PROBLEM DETAILS:
Please, without the pictures, retype exactly the lines from the start of the material through the line that holds "(A) at (143,620);".

RECORDS:
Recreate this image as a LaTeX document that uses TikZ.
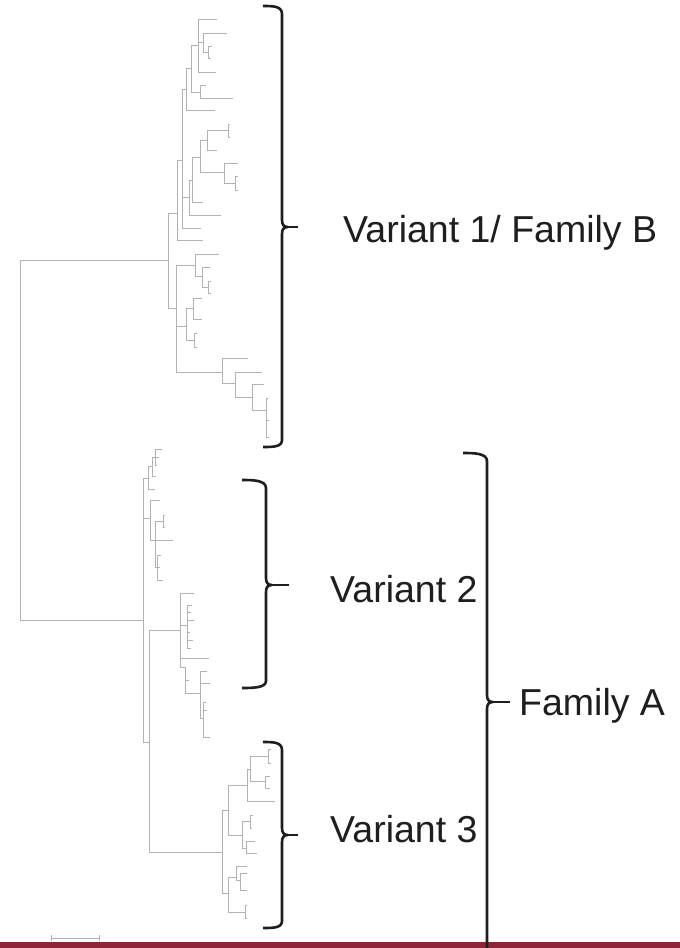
\documentclass[tikz,border=0pt]{standalone}
\usepackage{fontspec}
\setmainfont{Liberation Sans}
\definecolor{barred}{RGB}{142,36,56}
\definecolor{treegray}{RGB}{178,178,178}
\definecolor{inkblack}{RGB}{30,30,30}
\begin{document}
\begin{tikzpicture}[x=1pt,y=-1pt,
  br/.style={draw=treegray,line width=0.9pt},
  brk/.style={draw=inkblack,line width=2.6pt,line join=round},
  lab/.style={anchor=base west,inner sep=0pt,font=\fontsize{37.5}{40}\selectfont,text=inkblack},
  sbar/.style={draw=treegray,line width=0.8pt}]
\useasboundingbox[fill=white] (0,0) rectangle (680,948);

% ---------- bottom bar ----------
\fill[barred] (0,942) rectangle (680,948);

% ---------- root ----------
\coordinate (R) at (20,440);
\coordinate (B) at (168,260);
\coordinate (A) at (143,620);

% ---------- Family B, upper part ----------
\coordinate (g1c) at (208,52); \coordinate (l1) at (212,46); \coordinate (l2) at (211,58);
\coordinate (g1b) at (203,42); \coordinate (l3) at (227,33);
\coordinate (g1) at (198,45); \coordinate (l4) at (217,19); \coordinate (l5) at (216,72);
\coordinate (g2) at (200,92); \coordinate (l6) at (206,85); \coordinate (l7) at (233,98);
\coordinate (g3) at (191,68);
\coordinate (g4) at (186,89); \coordinate (l8) at (215,110);
\coordinate (h2a) at (228,130); \coordinate (l9) at (230,124); \coordinate (l10) at (230,137);
\coordinate (h2) at (207,140); \coordinate (l11) at (217,150);
\coordinate (h1b) at (235,183); \coordinate (l12) at (238,176); \coordinate (l13) at (238,190);
\coordinate (h1) at (224,172); \coordinate (l14) at (238,163);
\coordinate (h3) at (200,157);
\coordinate (h4) at (192,180); \coordinate (l15) at (203,202);
\coordinate (h5) at (189,197); \coordinate (l16) at (221,215);
\coordinate (h6) at (182,160); \coordinate (l17) at (201,228);
\coordinate (B1) at (177,213); \coordinate (l18) at (203,240);

% ---------- Family B, lower part ----------
\coordinate (k1) at (208,287); \coordinate (l19) at (211,281); \coordinate (l20) at (211,293);
\coordinate (k2) at (202,276); \coordinate (l21) at (210,267);
\coordinate (k3) at (195,265); \coordinate (l22) at (219,254);
\coordinate (m1) at (193,308); \coordinate (l23) at (202,298); \coordinate (l24) at (202,319);
\coordinate (m3) at (194,340); \coordinate (l25) at (197,333); \coordinate (l26) at (197,347);
\coordinate (m2) at (186,326);
\coordinate (n1) at (266,410); \coordinate (l27) at (268,398); \coordinate (l28) at (269,420); \coordinate (l29) at (269,437);
\coordinate (n2) at (252,397); \coordinate (l30) at (264,384);
\coordinate (n3) at (235,383); \coordinate (l31) at (262,372);
\coordinate (n4) at (222,372); \coordinate (l32) at (248,358);
\coordinate (B2) at (176,308);

% ---------- Family A, upper cluster ----------
\coordinate (u1) at (155,457); \coordinate (l33) at (162,449); \coordinate (l34) at (159,457); \coordinate (l35) at (157,465);
\coordinate (u2) at (152,466); \coordinate (l36) at (156,476);
\coordinate (u3) at (148,478); \coordinate (l37) at (155,489);
\coordinate (v1) at (163,521); \coordinate (l38) at (165,515); \coordinate (l39) at (165,527);
\coordinate (v3) at (157,567); \coordinate (l40) at (161,555); \coordinate (l41) at (160,567); \coordinate (l42) at (163,580);
\coordinate (v2) at (155,540); \coordinate (l43) at (173,540);
\coordinate (v4) at (150,518); \coordinate (l44) at (160,500);

% ---------- Variant 2 lower cluster ----------
\coordinate (w) at (180,630); \coordinate (l45) at (194,593); \coordinate (l46) at (209,658);
\coordinate (w1) at (187,625);
\coordinate (l47) at (192,605); \coordinate (l48) at (191,612); \coordinate (l49) at (194,620);
\coordinate (l50) at (190,632); \coordinate (l51) at (193,640); \coordinate (l52) at (191,648);
\coordinate (w2) at (185,667); \coordinate (l53) at (189,680);
\coordinate (w3) at (200,693); \coordinate (l54) at (207,671); \coordinate (l55) at (210,683);
\coordinate (w4) at (203,718); \coordinate (l56) at (206,702); \coordinate (l57) at (207,710); \coordinate (l58) at (210,737);
\coordinate (A2) at (149,742);

% ---------- Variant 3 ----------
\coordinate (V3) at (222,852);
\coordinate (x1) at (228,810);
\coordinate (x2) at (247,785);
\coordinate (x3) at (250,769);
\coordinate (x3a) at (268,756); \coordinate (l59) at (271,749); \coordinate (l60) at (271,763);
\coordinate (x3b) at (265,781); \coordinate (l61) at (270,776); \coordinate (l62) at (270,788);
\coordinate (l63) at (275,801);
\coordinate (x4) at (242,835);
\coordinate (x4a) at (250,821); \coordinate (l64) at (253,815); \coordinate (l65) at (252,828);
\coordinate (x4b) at (246,848); \coordinate (l66) at (255,841); \coordinate (l67) at (257,853);
\coordinate (x5) at (228,893);
\coordinate (x6) at (236,877); \coordinate (l68) at (247,866);
\coordinate (x6a) at (240,880); \coordinate (l69) at (247,873); \coordinate (l70) at (247,890);
\coordinate (x7) at (245,912); \coordinate (l71) at (247,905); \coordinate (l72) at (247,918);

% ---------- tree edges ----------
\draw[br] (R) |- (B) (R) |- (A);
\draw[br]
 (g1c) |- (l1) (g1c) |- (l2)
 (g1b) |- (l3) (g1b) |- (g1c)
 (g1) |- (l4) (g1) |- (g1b) (g1) |- (l5)
 (g2) |- (l6) (g2) |- (l7)
 (g3) |- (g1) (g3) |- (g2)
 (g4) |- (g3) (g4) |- (l8)
 (h2a) |- (l9) (h2a) |- (l10)
 (h2) |- (h2a) (h2) |- (l11)
 (h1b) |- (l12) (h1b) |- (l13)
 (h1) |- (l14) (h1) |- (h1b)
 (h3) |- (h2) (h3) |- (h1)
 (h4) |- (h3) (h4) |- (l15)
 (h5) |- (h4) (h5) |- (l16)
 (h6) |- (g4) (h6) |- (h5) (h6) |- (l17)
 (B1) |- (h6) (B1) |- (l18);
\draw[br]
 (k1) |- (l19) (k1) |- (l20)
 (k2) |- (l21) (k2) |- (k1)
 (k3) |- (l22) (k3) |- (k2)
 (m1) |- (l23) (m1) |- (l24)
 (m3) |- (l25) (m3) |- (l26)
 (m2) |- (m1) (m2) |- (m3)
 (n1) |- (l27) (n1) |- (l28) (n1) |- (l29)
 (n2) |- (l30) (n2) |- (n1)
 (n3) |- (l31) (n3) |- (n2)
 (n4) |- (l32) (n4) |- (n3)
 (B2) |- (k3) (B2) |- (m2) (B2) |- (n4)
 (B) |- (B1) (B) |- (B2);
\draw[br]
 (u1) |- (l33) (u1) |- (l34) (u1) |- (l35)
 (u2) |- (u1) (u2) |- (l36)
 (u3) |- (u2) (u3) |- (l37)
 (v1) |- (l38) (v1) |- (l39)
 (v3) |- (l40) (v3) |- (l41) (v3) |- (l42)
 (v2) |- (v1) (v2) |- (l43) (v2) |- (v3)
 (v4) |- (l44) (v4) |- (v2);
\draw[br]
 (w1) |- (l47) (w1) |- (l48) (w1) |- (l49) (w1) |- (l50) (w1) |- (l51) (w1) |- (l52)
 (w4) |- (l56) (w4) |- (l57) (w4) |- (l58)
 (w3) |- (l54) (w3) |- (l55) (w3) |- (w4)
 (w2) |- (l53) (w2) |- (w3)
 (w) |- (l45) (w) |- (w1) (w) |- (l46) (w) |- (w2);
\draw[br]
 (x3a) |- (l59) (x3a) |- (l60)
 (x3b) |- (l61) (x3b) |- (l62)
 (x3) |- (x3a) (x3) |- (x3b)
 (x2) |- (x3) (x2) |- (l63)
 (x4a) |- (l64) (x4a) |- (l65)
 (x4b) |- (l66) (x4b) |- (l67)
 (x4) |- (x4a) (x4) |- (x4b)
 (x1) |- (x2) (x1) |- (x4)
 (x6a) |- (l69) (x6a) |- (l70)
 (x6) |- (l68) (x6) |- (x6a)
 (x7) |- (l71) (x7) |- (l72)
 (x5) |- (x6) (x5) |- (x7)
 (V3) |- (x1) (V3) |- (x5)
 (A2) |- (w) (A2) |- (V3)
 (A) |- (u3) (A) |- (v4) (A) |- (A2);

% ---------- scale bar ----------
\coordinate (sb1) at (51,938); \coordinate (sb2) at (99,938);
\draw[sbar] (sb1) -- (sb2);
\draw[sbar] ([yshift=3pt]sb1) -- ([yshift=-3pt]sb1);
\draw[sbar] ([yshift=3pt]sb2) -- ([yshift=-3pt]sb2);

% ---------- brackets ----------
% Variant 1 / Family B
\draw[brk] (263,6) .. controls (273,6) and (282,6) .. (282,14) -- (282,220)
  .. controls (282,225) and (284,227) .. (288,227)
  .. controls (284,227) and (282,229) .. (282,234) -- (282,440)
  .. controls (282,447) and (273,447) .. (263,447);
\draw[brk] (286,227) -- (298,227);
% Variant 2
\draw[brk] (242,480) .. controls (252,480) and (266,480) .. (266,488) -- (266,578)
  .. controls (266,583) and (268,585) .. (272,585)
  .. controls (268,585) and (266,587) .. (266,592) -- (266,681)
  .. controls (266,688) and (252,688) .. (242,688);
\draw[brk] (270,585) -- (289,585);
% Variant 3
\draw[brk] (263,742) .. controls (273,742) and (282,742) .. (282,750) -- (282,828)
  .. controls (282,833) and (284,835) .. (288,835)
  .. controls (284,835) and (282,837) .. (282,842) -- (282,921)
  .. controls (282,928) and (273,928) .. (263,928);
\draw[brk] (286,835) -- (298,835);
% Family A
\draw[brk] (463,453) .. controls (473,453) and (487,453) .. (487,461) -- (487,695)
  .. controls (487,700) and (489,702) .. (493,702)
  .. controls (489,702) and (487,704) .. (487,709) -- (487,948);
\draw[brk] (491,702) -- (510,702);

% ---------- labels ----------
\node[lab] (tB) at (343,242) {Variant 1/ Family B};
\node[lab] (t2) at (330,602) {Variant 2};
\node[lab] (t3) at (330,842) {Variant 3};
\node[lab] (tA) at (519,715) {Family A};
\end{tikzpicture}
\end{document}
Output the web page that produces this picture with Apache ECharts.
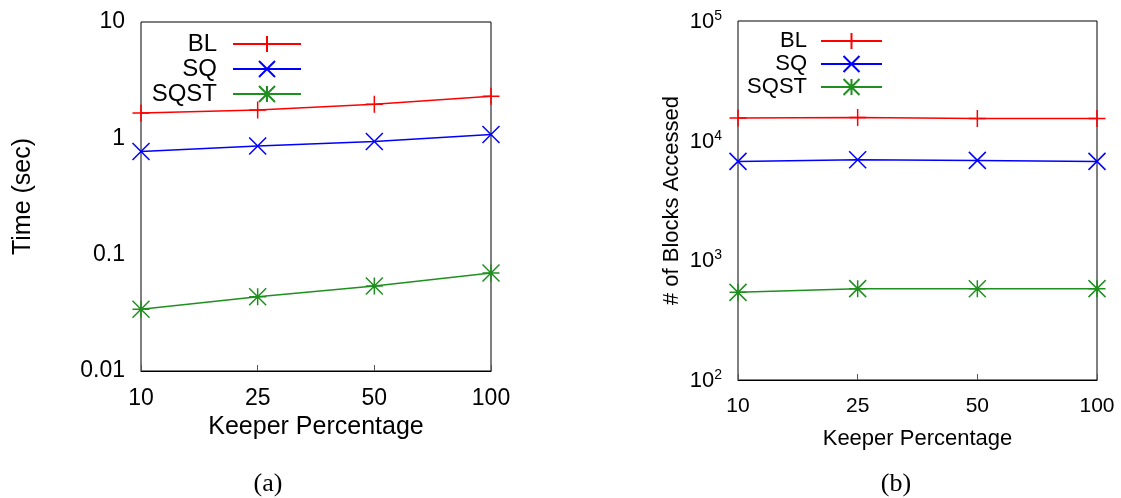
<!DOCTYPE html>
<html>
<head>
<meta charset="utf-8">
<title>Keeper Percentage</title>
<script src="https://cdn.jsdelivr.net/npm/echarts@6/dist/echarts.min.js"></script>
<style>
  html, body { margin: 0; padding: 0; background: #fff; }
  #chart { width: 1121px; height: 498px; }
</style>
</head>
<body>
<div id="chart"></div>
<script>
// Keeper percentages on the x axis of both panels
const categories = ['10', '25', '50', '100'];

// (a) query time in seconds
const timeBL   = [1.65, 1.75, 1.96, 2.30];
const timeSQ   = [0.77, 0.86, 0.94, 1.08];
const timeSQST = [0.034, 0.0435, 0.0537, 0.0695];

// (b) number of blocks accessed
const blocksBL   = [15500, 15600, 15300, 15300];
const blocksSQ   = [6710, 6930, 6840, 6710];
const blocksSQST = [540, 580, 578, 580];

// tick labels
const timeTickLabels = ['0.01', '0.1', '1', '10'];
const blockTickExponents = ['2', '3', '4', '5'];

const seriesNames = ['BL', 'SQ', 'SQST'];
const colors = { BL: '#ff0000', SQ: '#0000ff', SQST: '#1f8f1f' };
const symbols = {
  BL: 'path://M0,-1L0,1M-1,0L1,0',
  SQ: 'path://M-1,-1L1,1M-1,1L1,-1',
  SQST: 'path://M-1,-1L1,1M-1,1L1,-1M0,-1L0,1M-1,0L1,0'
};

const FONT = '"Liberation Sans", Arial, sans-serif';
const SERIF = '"Liberation Serif", "Times New Roman", serif';

function lineSeries(name, data, idx) {
  return {
    name: name,
    type: 'line',
    xAxisIndex: idx,
    yAxisIndex: idx,
    data: data,
    symbol: symbols[name],
    symbolSize: 17,
    showSymbol: true,
    clip: false,
    lineStyle: { color: colors[name], width: 1.5 },
    itemStyle: { color: colors[name], borderColor: colors[name], borderWidth: 1.5 },
    emphasis: { disabled: true },
    animation: false
  };
}

function xAxisFor(idx, fontSize, nameSize, nameGap) {
  return {
    type: 'category',
    gridIndex: idx,
    data: categories,
    boundaryGap: false,
    name: 'Keeper Percentage',
    nameLocation: 'middle',
    nameGap: nameGap,
    nameTextStyle: { fontFamily: FONT, fontSize: nameSize, color: '#000', verticalAlign: 'top' },
    axisLine: { lineStyle: { color: '#000', width: 1 } },
    axisTick: { inside: true, length: 6, lineStyle: { color: '#555' } },
    axisLabel: { fontFamily: FONT, fontSize: fontSize, color: '#000', margin: 16 },
    splitLine: { show: false }
  };
}

function legendFor(names, left, top, itemWidth, fontSize, textWidth, gapRight, itemGap) {
  return {
    data: names,
    orient: 'vertical',
    align: 'right',
    left: left,
    top: top,
    itemWidth: itemWidth,
    itemHeight: 20,
    itemGap: itemGap,
    selectedMode: false,
    formatter: n => '{t|' + n.trim() + '}',
    textStyle: {
      fontFamily: FONT, fontSize: fontSize, color: '#000',
      rich: {
        t: { fontFamily: FONT, fontSize: fontSize, width: textWidth, align: 'right',
             lineHeight: 20, padding: [0, gapRight, 0, 0] }
      }
    }
  };
}

const chart = echarts.init(document.getElementById('chart'), null, { renderer: 'canvas' });

chart.setOption({
  animation: false,
  backgroundColor: '#fff',
  title: [
    { text: '(a)', left: 263, top: 466, textAlign: 'center',
      textStyle: { fontFamily: SERIF, fontSize: 26, fontWeight: 'normal', color: '#000' } },
    { text: '(b)', left: 891, top: 466, textAlign: 'center',
      textStyle: { fontFamily: SERIF, fontSize: 26, fontWeight: 'normal', color: '#000' } }
  ],
  grid: [
    { left: 141, right: 630, top: 22, bottom: 127, show: true, borderColor: '#000', borderWidth: 1 },
    { left: 738, right: 24, top: 21, bottom: 118, show: true, borderColor: '#000', borderWidth: 1 }
  ],
  legend: [
    legendFor(seriesNames, 140, 27, 68, 24, 72, 11, 1),
    legendFor(seriesNames.map(n => n + ' '), 733, 25, 61, 22, 69, 9, 1)
  ],
  xAxis: [
    xAxisFor(0, 23, 25, 42),
    xAxisFor(1, 21, 22, 48)
  ],
  yAxis: [
    {
      type: 'log',
      gridIndex: 0,
      logBase: 10,
      min: 0.01,
      max: 10,
      name: 'Time (sec)',
      nameLocation: 'middle',
      nameGap: 105,
      nameTextStyle: { fontFamily: FONT, fontSize: 25, color: '#000' },
      axisLine: { lineStyle: { color: '#000', width: 1 } },
      axisTick: { inside: true, length: 6, lineStyle: { color: '#555' } },
      minorTick: { show: false },
      axisLabel: {
        fontFamily: FONT, fontSize: 23, color: '#000', margin: 16,
        formatter: v => timeTickLabels[Math.round(Math.log10(v)) + 2]
      },
      splitLine: { show: false }
    },
    {
      type: 'log',
      gridIndex: 1,
      logBase: 10,
      min: 100,
      max: 100000,
      name: '# of Blocks Accessed',
      nameLocation: 'middle',
      nameGap: 55,
      nameTextStyle: { fontFamily: FONT, fontSize: 22, color: '#000' },
      axisLine: { lineStyle: { color: '#000', width: 1 } },
      axisTick: { inside: true, length: 6, lineStyle: { color: '#555' } },
      minorTick: { show: false },
      axisLabel: {
        fontFamily: FONT, fontSize: 22, color: '#000', margin: 16,
        formatter: v => '{b|10}{s|' + blockTickExponents[Math.round(Math.log10(v)) - 2] + '}',
        rich: {
          b: { fontFamily: FONT, fontSize: 22, color: '#000', lineHeight: 24, verticalAlign: 'bottom' },
          s: { fontFamily: FONT, fontSize: 14, color: '#000', lineHeight: 24, verticalAlign: 'top', padding: [0, 0, 8, 0] }
        }
      },
      splitLine: { show: false }
    }
  ],
  series: [
    lineSeries('BL', timeBL, 0),
    lineSeries('SQ', timeSQ, 0),
    lineSeries('SQST', timeSQST, 0),
    Object.assign(lineSeries('BL', blocksBL, 1), { name: 'BL ' }),
    Object.assign(lineSeries('SQ', blocksSQ, 1), { name: 'SQ ' }),
    Object.assign(lineSeries('SQST', blocksSQST, 1), { name: 'SQST ' })
  ]
});
</script>
</body>
</html>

RESPONSE:
Recreate this image as a LaTeX document that uses TikZ.
\documentclass[tikz,border=0pt]{standalone}
\usepackage{fontspec}
\setmainfont{Liberation Sans}
\definecolor{barred}{RGB}{142,36,56}
\definecolor{treegray}{RGB}{178,178,178}
\definecolor{inkblack}{RGB}{30,30,30}
\begin{document}
\begin{tikzpicture}[x=1pt,y=-1pt,
  br/.style={draw=treegray,line width=0.9pt},
  brk/.style={draw=inkblack,line width=2.6pt,line join=round},
  lab/.style={anchor=base west,inner sep=0pt,font=\fontsize{37.5}{40}\selectfont,text=inkblack},
  sbar/.style={draw=treegray,line width=0.8pt}]
\useasboundingbox[fill=white] (0,0) rectangle (680,948);

% ---------- bottom bar ----------
\fill[barred] (0,942) rectangle (680,948);

% ---------- root ----------
\coordinate (R) at (20,440);
\coordinate (B) at (168,260);
\coordinate (A) at (143,620);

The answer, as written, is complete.